- _What the task asks_:
Print the listing from its top line through the line containing "(0,0) rectangle (1751,970);", nothing more, and leave out the pictures.

- _Data block_:

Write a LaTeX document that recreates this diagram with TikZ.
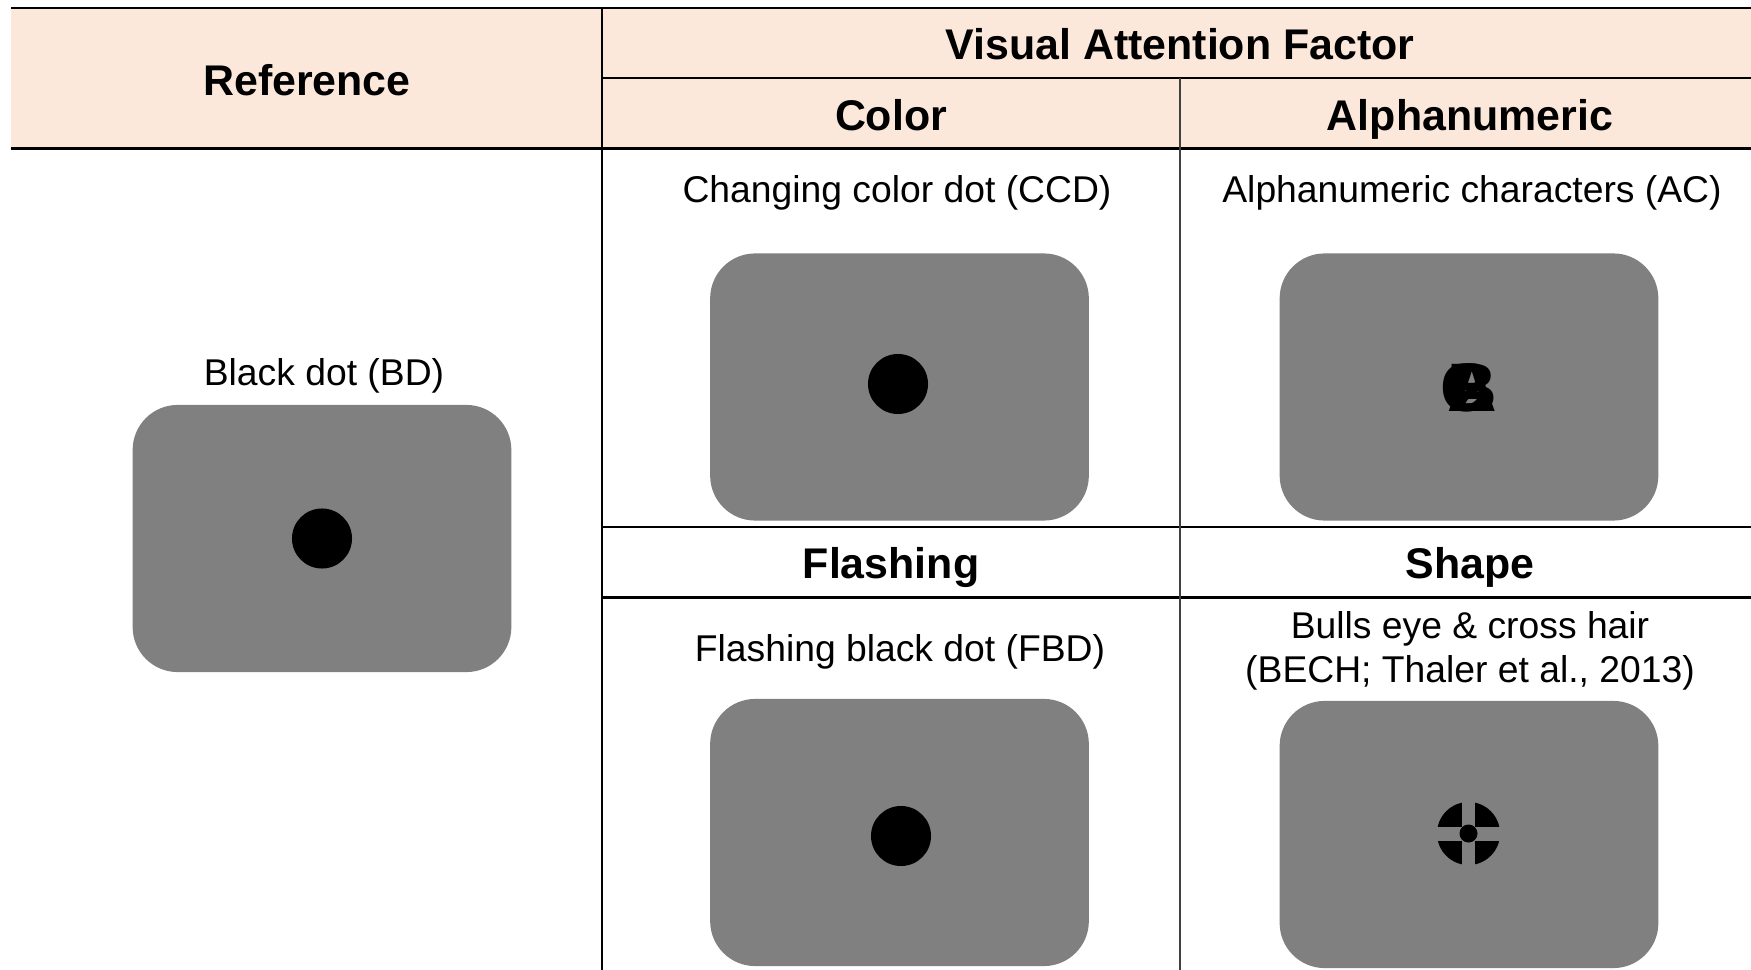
\documentclass[tikz,border=0pt]{standalone}
\usepackage{fontspec}
\setmainfont{Liberation Sans}
\usetikzlibrary{positioning}
\definecolor{headfill}{RGB}{252,232,218}
\definecolor{screengray}{RGB}{128,128,128}

\begin{document}
\begin{tikzpicture}[x=0.01cm, y=-0.01cm,
    head/.style = {font=\bfseries\fontsize{12.2}{14}\selectfont, anchor=base, inner sep=0},
    desc/.style = {font=\fontsize{10.6}{12.5}\selectfont, anchor=base, inner sep=0},
    screen/.style = {fill=screengray, rounded corners=0.45cm, minimum width=3.785cm, minimum height=2.67cm, inner sep=0},
    dot/.style = {fill=black, circle, minimum size=0.6cm, inner sep=0},
    glyph/.style = {font=\bfseries\fontsize{19.5}{19.5}\selectfont, inner sep=0},
    rule/.style = {line width=0.6pt},
    thinrule/.style = {line width=0.35pt, black!75}]
    \useasboundingbox (0,0) rectangle (1751,970);

    % header band and grid
    \fill[headfill] (11,8) rectangle (1751,148.5);
    \draw[rule] (11,8) -- (1751,8);
    \draw[rule] (602,78) -- (1751,78);
    \draw[rule] (11,148.5) -- (1751,148.5);
    \draw[rule] (602,527) -- (1751,527);
    \draw[rule] (602,597.5) -- (1751,597.5);
    \draw[rule] (602,8) -- (602,970);
    \draw[thinrule] (1180,78) -- (1180,970);

    % headings
    \node[head] (ref) at (307,96) {Reference};
    \node[head] (vaf) at (1180,60) {Visual Attention Factor};
    \node[head] (color) at (891,131) {Color};
    \node[head] (alnum) at (1470,131) {Alphanumeric};
    \node[head] (flash) at (891,578) {Flashing};
    \node[head] (shape) at (1470,578) {Shape};

    % stimuli
    \node[desc] (bdtxt) at (324,385) {Black dot (BD)};
    \node[screen] (bd) at (322,538.5) {};
    \node[dot] (bddot) at (bd) {};

    \node[desc] (ccdtxt) at (897,203) {Changing color dot (CCD)};
    \node[screen] (ccd) at (899.5,387) {};
    \node[dot] (ccddot) at (898,384) {};

    \node[desc] (actxt) at (1472,203) {Alphanumeric characters (AC)};
    \node[screen] (ac) at (1469,387) {};
    % letters flashed on top of each other
    \node[glyph] (cchar) at (1465,388) {C};
    \foreach \ch in {A,B,2}
        \node[glyph] at (1472,388) {\ch};

    \node[desc] (fbdtxt) at (900,661) {Flashing black dot (FBD)};
    \node[screen] (fbd) at (899.5,832.5) {};
    \node[dot] (fbddot) at (901,836) {};

    \node[desc] (bechtxt) at (1470,638) {Bulls eye \& cross hair};
    \node[desc] (bechref) at (1470,682) {(BECH; Thaler et al., 2013)};
    \node[screen] (bech) at (1469,834.5) {};
    % bulls eye with cross hair cut out
    \fill[black] (1468.5,833.5) circle[radius=31.5];
    \fill[screengray] (1462,800) rectangle (1475,867);
    \fill[screengray] (1435,826.5) rectangle (1502,840.5);
    \fill[black] (1468.5,833.5) circle[radius=9];
\end{tikzpicture}
\end{document}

- _Output of the task_:
Write a LaTeX document that recreates this diagram with TikZ.
\documentclass[tikz,border=0pt]{standalone}
\usepackage{fontspec}
\setmainfont{Liberation Sans}
\usetikzlibrary{positioning}
\definecolor{headfill}{RGB}{252,232,218}
\definecolor{screengray}{RGB}{128,128,128}

\begin{document}
\begin{tikzpicture}[x=0.01cm, y=-0.01cm,
    head/.style = {font=\bfseries\fontsize{12.2}{14}\selectfont, anchor=base, inner sep=0},
    desc/.style = {font=\fontsize{10.6}{12.5}\selectfont, anchor=base, inner sep=0},
    screen/.style = {fill=screengray, rounded corners=0.45cm, minimum width=3.785cm, minimum height=2.67cm, inner sep=0},
    dot/.style = {fill=black, circle, minimum size=0.6cm, inner sep=0},
    glyph/.style = {font=\bfseries\fontsize{19.5}{19.5}\selectfont, inner sep=0},
    rule/.style = {line width=0.6pt},
    thinrule/.style = {line width=0.35pt, black!75}]
    \useasboundingbox (0,0) rectangle (1751,970);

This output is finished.